At Oregon Law we prepare students for great careers. We train exceptional legal and dispute resolution professionals to drive change in a diverse and complex society. We prepare students through excellent classroom teaching paired with a multitude of practical experience opportunities and robust career development. And we accomplish these goals in a positive, collaborative environment.
Marcilynn A. Burke is the dean and Dave Frohnmayer Chair in Leadership and Law.
Her vision for the law school is to develop world-class legal professionals to:
- Be ethical and effective leaders, counselors, and innovators
- Advocate for change in their communities, courtrooms, and boardrooms
- Thrive in our interwoven, dynamic society
“Oregon Law is a great place to help you find your voice and learn how to use that voice to advocate for justice, your client, and your cause. With an Oregon law degree, you will have the skills and knowledge to drive change and chart your own path to success, however you define it. Come to Oregon Law to learn, to share, and to flourish.”
—Dean Marcilynn A. Burke
Dean Burke on the podcast – EdUp Legal
Hear from Dean Burke about her views on the future of legal education, and what diversity, inclusion and leadership should mean in the profession.
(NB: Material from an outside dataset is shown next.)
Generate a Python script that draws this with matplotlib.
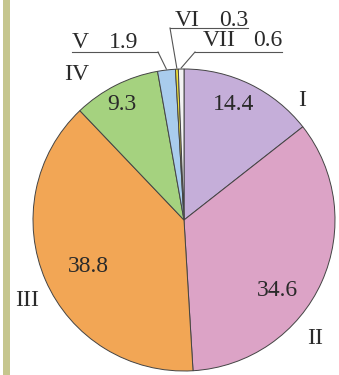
import matplotlib
matplotlib.use("Agg")
import matplotlib.pyplot as plt
import numpy as np

categories = ["I", "II", "III", "IV", "V", "VI", "VII"]
values = [14.4, 34.6, 38.8, 9.3, 1.9, 0.3, 0.6]
colors = ["#c5aed9", "#dca3c6", "#f2a655", "#a5d27f", "#a9cced", "#efe03a", "#f3f3f3"]

W, H = 339, 375
fig = plt.figure(figsize=(W / 100, H / 100), dpi=100)
ax = fig.add_axes([0, 0, 1, 1])

cx, cy, R = 184, 375 - 220, 151

wedges, _ = ax.pie(values, colors=colors, startangle=90, counterclock=False,
                   center=(cx, cy), radius=R, frame=True,
                   wedgeprops=dict(edgecolor="#444444", linewidth=0.7))
ax.set_xlim(0, W)
ax.set_ylim(0, H)
ax.set_aspect("equal")
ax.axis("off")

# left decorative bar
ax.add_patch(plt.Rectangle((3, 0), 7, H, color="#c6c68e", lw=0))

font = dict(family="Liberation Serif", color="#2a2a2a")
fs = 17

def px(x, y):
    return x, H - y

inside_pos = {"I": (234, 104), "II": (277, 291), "III": (88, 266), "IV": (122, 105)}
outside_pos = {"I": (302, 100), "II": (315, 338), "III": (27, 301), "IV": (77, 75)}
for cat, val in zip(categories, values):
    if cat in inside_pos:
        x, y = px(*inside_pos[cat])
        ax.text(x, y, f"{val}", ha="center", va="center", fontsize=fs, **font)
        x, y = px(*outside_pos[cat])
        ax.text(x, y, cat, ha="center", va="center", fontsize=fs, **font)

cum = np.cumsum([0] + values)
total = sum(values)
def edge_point(i, frac=0.5, r=R):
    a = 90 - 360 * (cum[i] + values[i] * frac) / total
    return cx + r * np.cos(np.radians(a)), cy + r * np.sin(np.radians(a))

# small slices: label x, value right edge x, text y, underline, leader anchor end
small = {
    "V": dict(lab_x=72, val_x=138, ty=42, line=((72, 52), (158, 52)), anchor=1),
    "VI": dict(lab_x=175, val_x=248, ty=20, line=((170, 28), (248, 28)), anchor=0),
    "VII": dict(lab_x=203, val_x=282, ty=41, line=((195, 52), (282, 52)), anchor=0),
}
lc = "#555555"
for i, cat in enumerate(categories):
    if cat not in small:
        continue
    s = small[cat]
    ax.text(s["lab_x"], H - s["ty"], cat, ha="left", va="center", fontsize=fs, **font)
    ax.text(s["val_x"], H - s["ty"], f"{values[i]}", ha="right", va="center", fontsize=fs, **font)
    (x0, y0), (x1, y1) = s["line"]
    ax.plot([x0, x1], [H - y0, H - y1], color=lc, lw=0.8)
    ax_, ay_ = s["line"][s["anchor"]]
    ex, ey = edge_point(i, 0.5, R + 1)
    ax.plot([ax_, ex], [H - ay_, ey], color=lc, lw=0.8)

fig.savefig("out.png", dpi=100)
Diversity is a crucial and invaluable component of the intellectual, educational, and social mission of our community. At Oregon Law, we believe that strengthening our efforts around diversity, equity, and inclusion is critical to our overall efforts to achieve excellence as a competitive, world-class law school.
Our immediate aim is to foster a more inclusive learning and working environment for students, faculty, staff, and community partners—one that is successful, thriving, and more resilient because of its diversity. Our broader aim is to learn, teach, and practice the principles of equity and justice in all we do, helping to ensure that all people have the opportunity to grow, contribute, and develop.
Founded in 1884 when most lawyers received their legal education by “reading law” while working in lawyer’s offices, Oregon Law was the first and remains the only public law school in the State of Oregon. Judge Matthew Deady, the president of the UO Board of Regents and a judge at the time, called the School of Law the “hope and pride of the state.”